◆ Exercise directions ◆
How many lines in this data contain the string "page"? Reply with the number only.

◆ Supplied information ◆

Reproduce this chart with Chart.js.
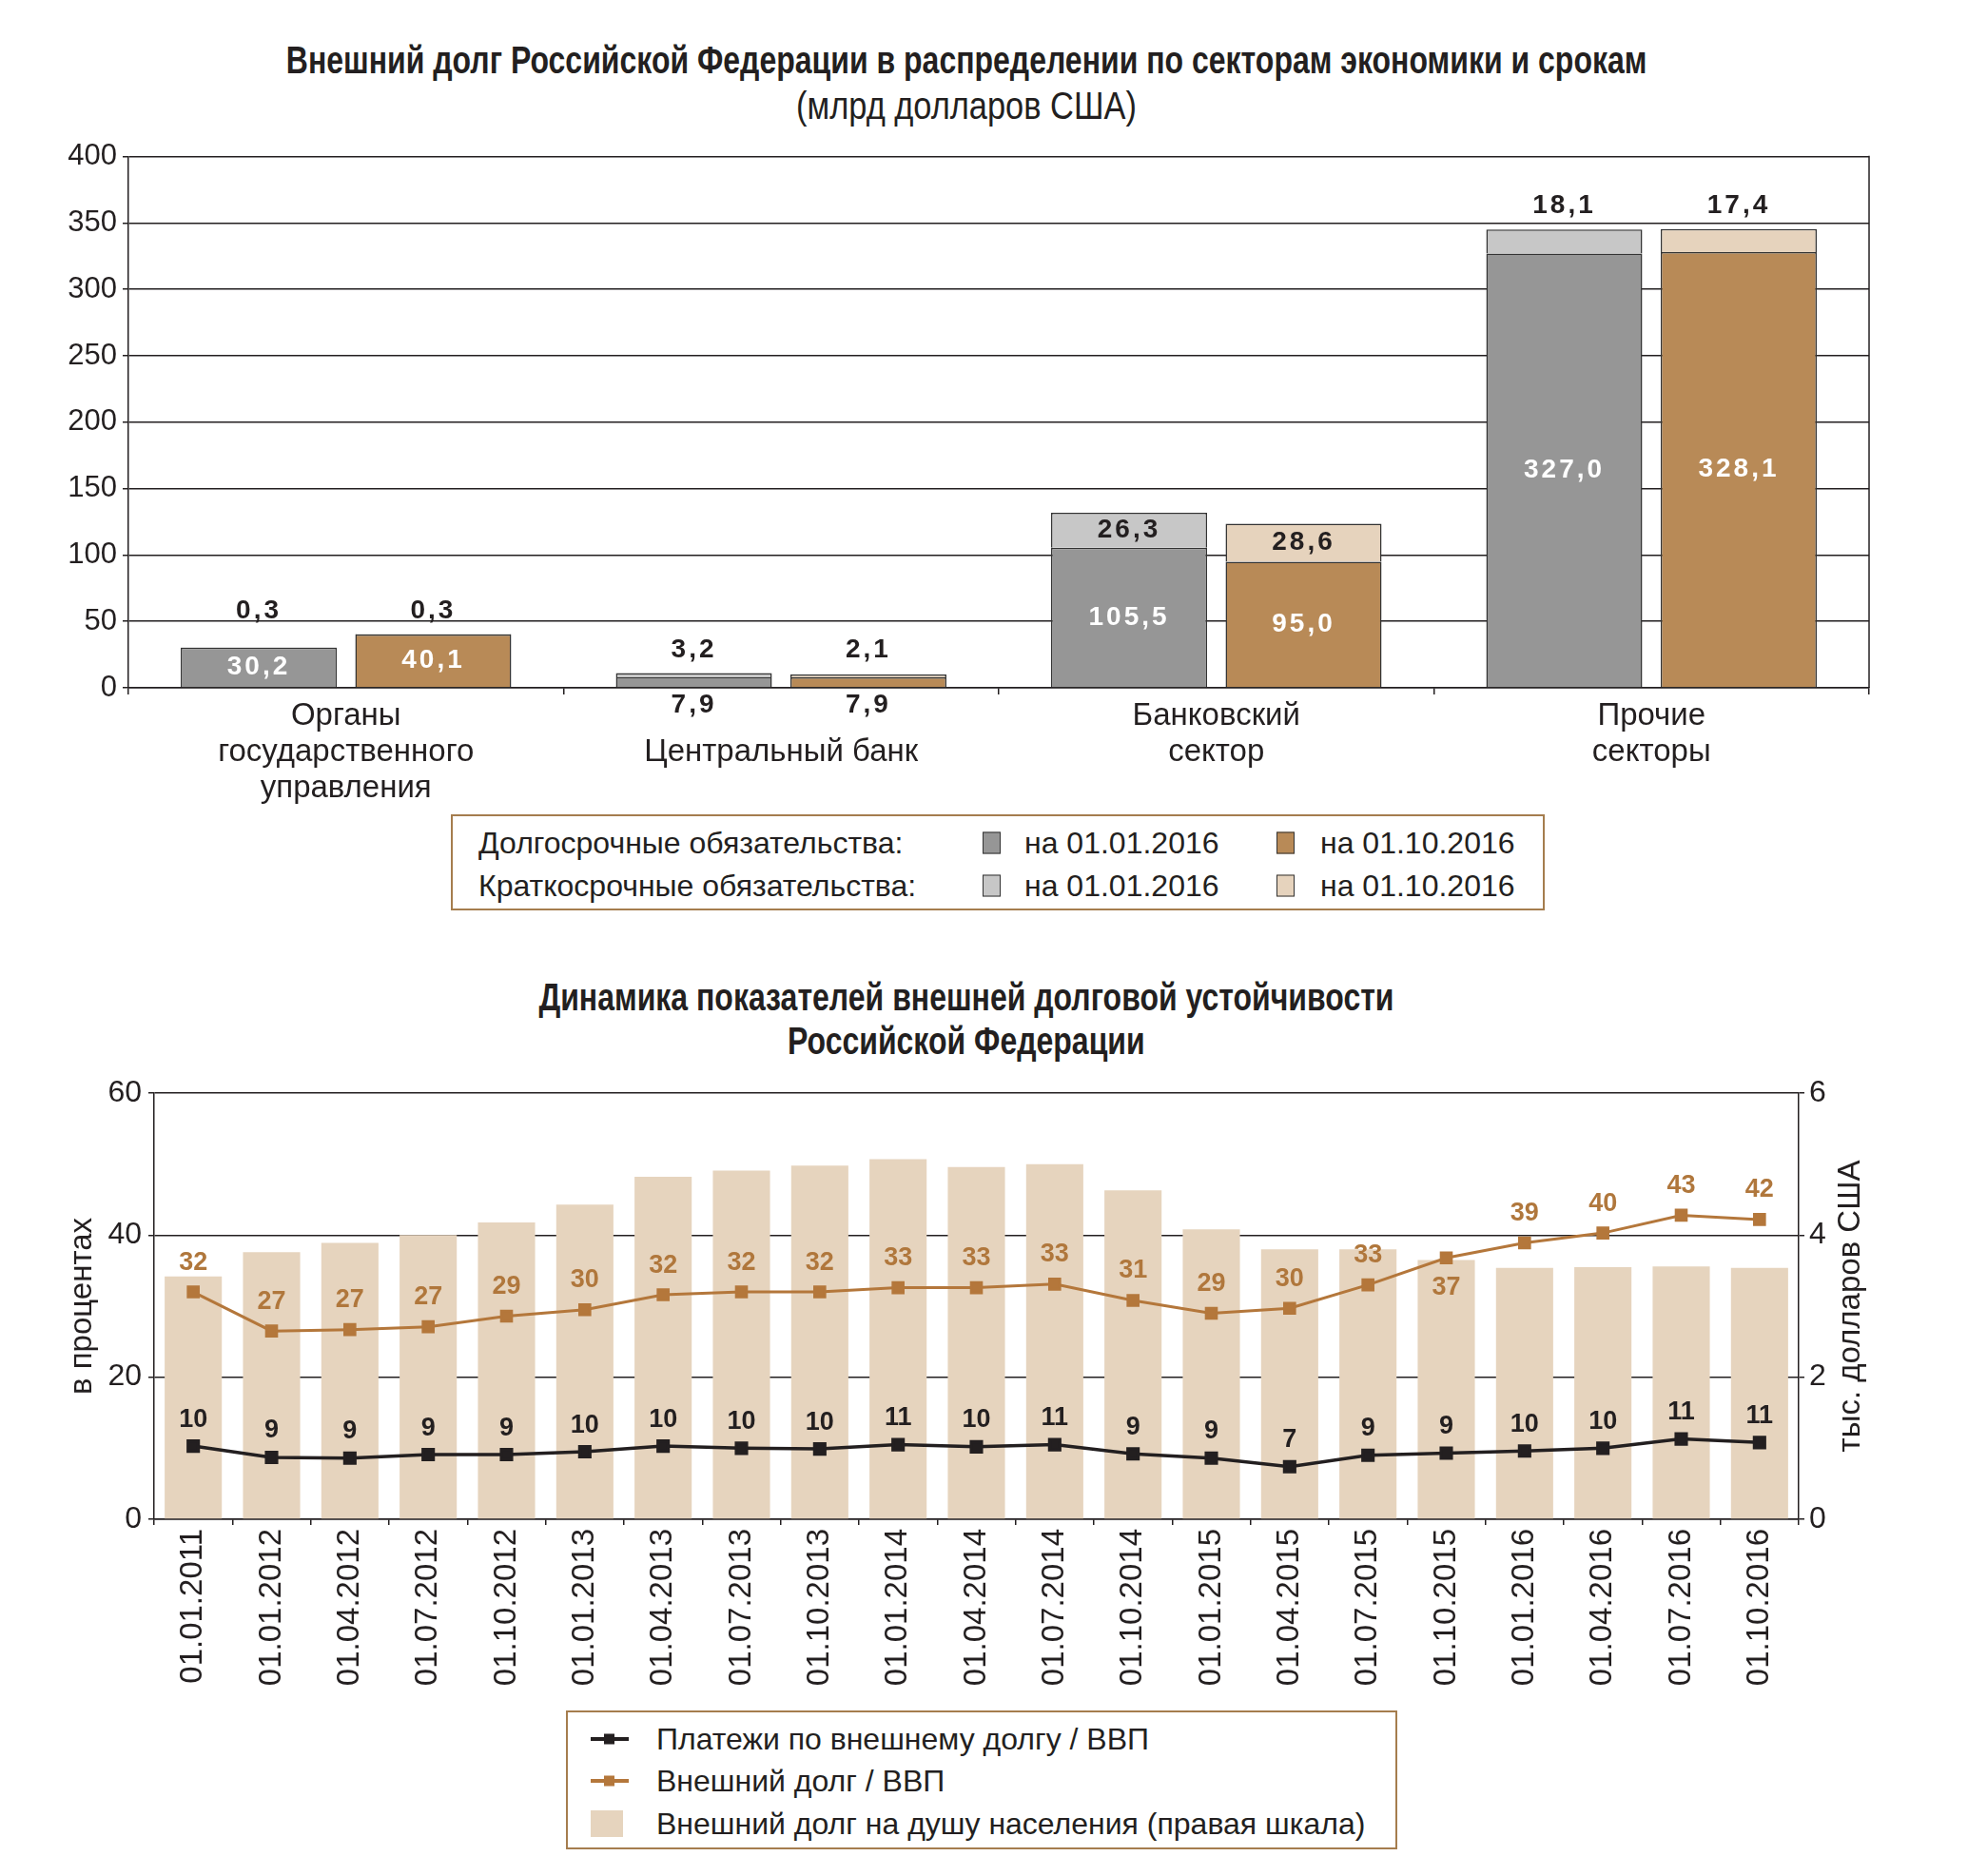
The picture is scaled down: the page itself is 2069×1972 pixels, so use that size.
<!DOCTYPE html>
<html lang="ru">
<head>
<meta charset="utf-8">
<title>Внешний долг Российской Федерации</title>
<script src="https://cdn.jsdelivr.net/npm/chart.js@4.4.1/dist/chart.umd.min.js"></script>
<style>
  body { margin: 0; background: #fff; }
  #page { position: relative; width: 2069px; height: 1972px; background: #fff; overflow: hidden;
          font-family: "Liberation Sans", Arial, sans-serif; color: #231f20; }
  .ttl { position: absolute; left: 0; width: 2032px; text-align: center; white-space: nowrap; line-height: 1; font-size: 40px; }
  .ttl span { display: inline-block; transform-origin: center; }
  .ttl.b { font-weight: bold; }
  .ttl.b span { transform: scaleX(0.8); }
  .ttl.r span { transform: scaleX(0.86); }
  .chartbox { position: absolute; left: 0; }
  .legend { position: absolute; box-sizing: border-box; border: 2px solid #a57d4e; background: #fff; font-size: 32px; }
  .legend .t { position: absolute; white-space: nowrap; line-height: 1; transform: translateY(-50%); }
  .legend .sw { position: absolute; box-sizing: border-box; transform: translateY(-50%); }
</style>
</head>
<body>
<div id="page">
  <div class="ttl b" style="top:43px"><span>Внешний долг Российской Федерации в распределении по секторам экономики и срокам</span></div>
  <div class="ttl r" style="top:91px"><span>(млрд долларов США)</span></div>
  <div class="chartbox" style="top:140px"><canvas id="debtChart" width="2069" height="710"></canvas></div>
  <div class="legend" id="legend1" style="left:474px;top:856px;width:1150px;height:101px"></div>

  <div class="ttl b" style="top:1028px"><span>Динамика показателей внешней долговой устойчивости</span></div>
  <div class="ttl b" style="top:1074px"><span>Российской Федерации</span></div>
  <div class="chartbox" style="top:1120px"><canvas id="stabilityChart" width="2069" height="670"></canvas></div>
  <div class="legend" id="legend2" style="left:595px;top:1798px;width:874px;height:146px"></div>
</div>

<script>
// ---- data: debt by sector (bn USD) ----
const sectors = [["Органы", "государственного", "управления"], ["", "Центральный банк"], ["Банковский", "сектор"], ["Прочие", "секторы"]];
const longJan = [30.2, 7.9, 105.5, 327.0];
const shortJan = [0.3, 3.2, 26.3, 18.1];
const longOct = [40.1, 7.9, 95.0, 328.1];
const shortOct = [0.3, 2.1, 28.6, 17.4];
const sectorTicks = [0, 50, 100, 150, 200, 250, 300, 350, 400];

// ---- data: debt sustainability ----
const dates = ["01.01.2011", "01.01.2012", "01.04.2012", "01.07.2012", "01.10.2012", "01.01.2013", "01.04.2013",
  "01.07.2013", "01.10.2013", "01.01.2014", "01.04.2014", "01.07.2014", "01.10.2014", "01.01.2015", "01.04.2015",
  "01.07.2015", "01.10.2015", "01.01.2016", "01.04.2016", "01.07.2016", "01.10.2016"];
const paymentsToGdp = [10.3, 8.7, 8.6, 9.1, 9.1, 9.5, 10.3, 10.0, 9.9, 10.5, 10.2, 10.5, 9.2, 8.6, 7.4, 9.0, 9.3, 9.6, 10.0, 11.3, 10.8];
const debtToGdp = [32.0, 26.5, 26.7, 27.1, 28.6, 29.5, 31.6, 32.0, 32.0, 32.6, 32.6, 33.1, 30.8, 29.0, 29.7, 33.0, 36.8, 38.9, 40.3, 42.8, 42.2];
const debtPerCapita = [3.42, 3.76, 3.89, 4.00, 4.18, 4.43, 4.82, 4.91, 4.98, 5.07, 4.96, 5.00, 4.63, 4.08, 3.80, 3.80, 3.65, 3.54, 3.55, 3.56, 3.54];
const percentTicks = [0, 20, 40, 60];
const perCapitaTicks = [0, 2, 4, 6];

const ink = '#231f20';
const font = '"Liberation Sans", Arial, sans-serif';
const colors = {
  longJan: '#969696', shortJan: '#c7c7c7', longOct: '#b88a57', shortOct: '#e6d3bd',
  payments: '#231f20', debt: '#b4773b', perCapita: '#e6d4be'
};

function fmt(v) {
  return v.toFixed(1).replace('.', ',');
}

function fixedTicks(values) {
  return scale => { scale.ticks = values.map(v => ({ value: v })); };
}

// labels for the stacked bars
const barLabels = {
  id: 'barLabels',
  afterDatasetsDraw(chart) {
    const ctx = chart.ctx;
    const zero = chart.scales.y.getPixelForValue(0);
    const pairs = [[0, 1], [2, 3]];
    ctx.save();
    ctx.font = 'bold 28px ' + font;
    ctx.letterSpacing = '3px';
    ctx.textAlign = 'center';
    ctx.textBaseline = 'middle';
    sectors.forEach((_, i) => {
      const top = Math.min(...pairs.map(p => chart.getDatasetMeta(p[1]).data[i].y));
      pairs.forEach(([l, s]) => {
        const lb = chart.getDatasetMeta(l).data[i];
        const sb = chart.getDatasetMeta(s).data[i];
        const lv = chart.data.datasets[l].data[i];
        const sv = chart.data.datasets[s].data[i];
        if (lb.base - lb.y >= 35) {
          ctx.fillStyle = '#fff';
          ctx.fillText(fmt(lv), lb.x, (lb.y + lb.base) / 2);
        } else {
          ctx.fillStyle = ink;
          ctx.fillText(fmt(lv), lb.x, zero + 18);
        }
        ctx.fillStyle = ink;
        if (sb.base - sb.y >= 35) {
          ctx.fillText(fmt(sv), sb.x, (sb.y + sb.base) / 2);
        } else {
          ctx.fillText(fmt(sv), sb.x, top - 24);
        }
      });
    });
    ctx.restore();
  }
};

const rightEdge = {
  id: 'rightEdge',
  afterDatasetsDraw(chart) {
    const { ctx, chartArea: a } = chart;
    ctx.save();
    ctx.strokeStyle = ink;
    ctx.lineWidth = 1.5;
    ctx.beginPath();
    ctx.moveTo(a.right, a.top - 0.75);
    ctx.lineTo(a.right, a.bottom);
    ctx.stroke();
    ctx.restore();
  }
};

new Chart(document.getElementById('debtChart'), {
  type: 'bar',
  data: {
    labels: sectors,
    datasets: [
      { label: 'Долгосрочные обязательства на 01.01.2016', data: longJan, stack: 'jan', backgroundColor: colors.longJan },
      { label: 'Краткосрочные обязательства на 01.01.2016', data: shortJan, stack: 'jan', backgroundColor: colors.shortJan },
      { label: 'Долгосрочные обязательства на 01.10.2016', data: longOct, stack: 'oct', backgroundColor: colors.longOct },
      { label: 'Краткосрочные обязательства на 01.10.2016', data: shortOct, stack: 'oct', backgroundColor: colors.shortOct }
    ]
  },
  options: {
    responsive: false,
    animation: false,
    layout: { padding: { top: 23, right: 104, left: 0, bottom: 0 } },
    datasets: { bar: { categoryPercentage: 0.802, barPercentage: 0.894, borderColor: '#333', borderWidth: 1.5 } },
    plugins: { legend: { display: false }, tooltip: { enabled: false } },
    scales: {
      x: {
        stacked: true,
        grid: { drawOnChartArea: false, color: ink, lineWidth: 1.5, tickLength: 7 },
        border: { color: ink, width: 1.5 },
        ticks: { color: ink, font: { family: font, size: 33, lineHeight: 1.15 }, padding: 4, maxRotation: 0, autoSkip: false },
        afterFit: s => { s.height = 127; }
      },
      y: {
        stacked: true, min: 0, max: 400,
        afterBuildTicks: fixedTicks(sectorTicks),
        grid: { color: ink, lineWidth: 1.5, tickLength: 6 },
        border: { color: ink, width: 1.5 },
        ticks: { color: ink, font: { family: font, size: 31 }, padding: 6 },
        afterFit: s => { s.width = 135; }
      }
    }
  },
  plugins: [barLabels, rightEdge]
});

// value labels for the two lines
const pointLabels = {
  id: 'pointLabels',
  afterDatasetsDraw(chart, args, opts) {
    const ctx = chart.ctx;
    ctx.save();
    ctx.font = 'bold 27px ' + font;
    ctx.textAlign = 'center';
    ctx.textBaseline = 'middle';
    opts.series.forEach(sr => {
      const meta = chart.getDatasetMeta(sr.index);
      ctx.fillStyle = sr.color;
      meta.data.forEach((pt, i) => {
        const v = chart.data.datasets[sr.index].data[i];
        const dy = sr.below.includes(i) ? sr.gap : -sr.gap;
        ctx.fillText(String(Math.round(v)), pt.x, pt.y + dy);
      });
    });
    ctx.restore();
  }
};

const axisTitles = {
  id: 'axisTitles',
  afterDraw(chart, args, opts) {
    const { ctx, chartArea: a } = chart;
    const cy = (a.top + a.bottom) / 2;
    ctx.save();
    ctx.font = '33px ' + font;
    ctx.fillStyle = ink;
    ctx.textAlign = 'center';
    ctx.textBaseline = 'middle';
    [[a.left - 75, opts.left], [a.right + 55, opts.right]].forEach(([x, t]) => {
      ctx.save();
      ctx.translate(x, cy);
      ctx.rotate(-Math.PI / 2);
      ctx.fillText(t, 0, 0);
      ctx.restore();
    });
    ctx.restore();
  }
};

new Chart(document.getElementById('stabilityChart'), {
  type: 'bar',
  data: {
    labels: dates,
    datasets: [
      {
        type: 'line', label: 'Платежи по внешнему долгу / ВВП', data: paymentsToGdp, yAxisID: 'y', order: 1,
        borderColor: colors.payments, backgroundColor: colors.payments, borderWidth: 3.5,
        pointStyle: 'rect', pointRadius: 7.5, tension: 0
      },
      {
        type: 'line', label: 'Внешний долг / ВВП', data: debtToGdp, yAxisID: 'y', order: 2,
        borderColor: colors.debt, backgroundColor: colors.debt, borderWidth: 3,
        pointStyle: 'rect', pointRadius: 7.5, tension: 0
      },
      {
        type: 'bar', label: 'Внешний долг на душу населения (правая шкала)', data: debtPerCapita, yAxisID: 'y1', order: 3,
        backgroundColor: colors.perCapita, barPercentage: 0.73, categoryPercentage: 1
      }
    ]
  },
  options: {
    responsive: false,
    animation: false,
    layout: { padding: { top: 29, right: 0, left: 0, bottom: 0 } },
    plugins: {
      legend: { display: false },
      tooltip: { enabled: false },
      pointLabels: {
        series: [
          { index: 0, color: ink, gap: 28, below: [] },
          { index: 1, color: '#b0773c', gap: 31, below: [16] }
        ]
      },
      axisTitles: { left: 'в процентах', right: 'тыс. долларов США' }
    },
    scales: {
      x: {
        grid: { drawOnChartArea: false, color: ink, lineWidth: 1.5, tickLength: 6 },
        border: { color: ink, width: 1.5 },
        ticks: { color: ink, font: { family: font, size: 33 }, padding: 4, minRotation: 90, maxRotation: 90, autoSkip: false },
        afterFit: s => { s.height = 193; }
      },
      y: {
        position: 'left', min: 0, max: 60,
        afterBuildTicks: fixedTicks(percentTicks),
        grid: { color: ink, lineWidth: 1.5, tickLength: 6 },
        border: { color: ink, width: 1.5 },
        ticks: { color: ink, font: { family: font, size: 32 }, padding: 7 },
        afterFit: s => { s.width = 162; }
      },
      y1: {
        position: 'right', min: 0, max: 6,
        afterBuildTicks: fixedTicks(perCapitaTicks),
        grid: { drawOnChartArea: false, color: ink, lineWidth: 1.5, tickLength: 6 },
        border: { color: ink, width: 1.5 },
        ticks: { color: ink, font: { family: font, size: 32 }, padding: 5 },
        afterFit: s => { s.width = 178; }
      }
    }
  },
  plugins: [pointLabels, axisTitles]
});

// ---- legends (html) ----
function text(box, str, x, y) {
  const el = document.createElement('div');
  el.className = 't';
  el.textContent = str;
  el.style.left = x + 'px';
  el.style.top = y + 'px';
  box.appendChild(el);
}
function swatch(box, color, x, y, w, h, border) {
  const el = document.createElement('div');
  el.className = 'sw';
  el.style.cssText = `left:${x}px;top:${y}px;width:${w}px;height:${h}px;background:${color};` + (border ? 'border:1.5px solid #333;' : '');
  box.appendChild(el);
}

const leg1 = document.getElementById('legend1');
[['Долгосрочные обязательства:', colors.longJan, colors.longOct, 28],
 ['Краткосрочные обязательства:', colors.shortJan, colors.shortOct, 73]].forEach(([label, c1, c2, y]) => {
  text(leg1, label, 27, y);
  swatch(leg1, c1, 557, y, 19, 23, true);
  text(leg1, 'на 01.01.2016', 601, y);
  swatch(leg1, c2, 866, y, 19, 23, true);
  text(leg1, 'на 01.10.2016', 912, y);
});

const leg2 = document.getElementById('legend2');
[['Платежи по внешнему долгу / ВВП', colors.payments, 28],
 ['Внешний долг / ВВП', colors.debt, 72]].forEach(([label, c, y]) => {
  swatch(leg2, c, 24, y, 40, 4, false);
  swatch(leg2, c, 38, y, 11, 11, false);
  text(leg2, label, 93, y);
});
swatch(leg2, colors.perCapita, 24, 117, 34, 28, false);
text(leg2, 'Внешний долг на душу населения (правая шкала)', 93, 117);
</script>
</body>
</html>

◆ Solved exercise ◆
3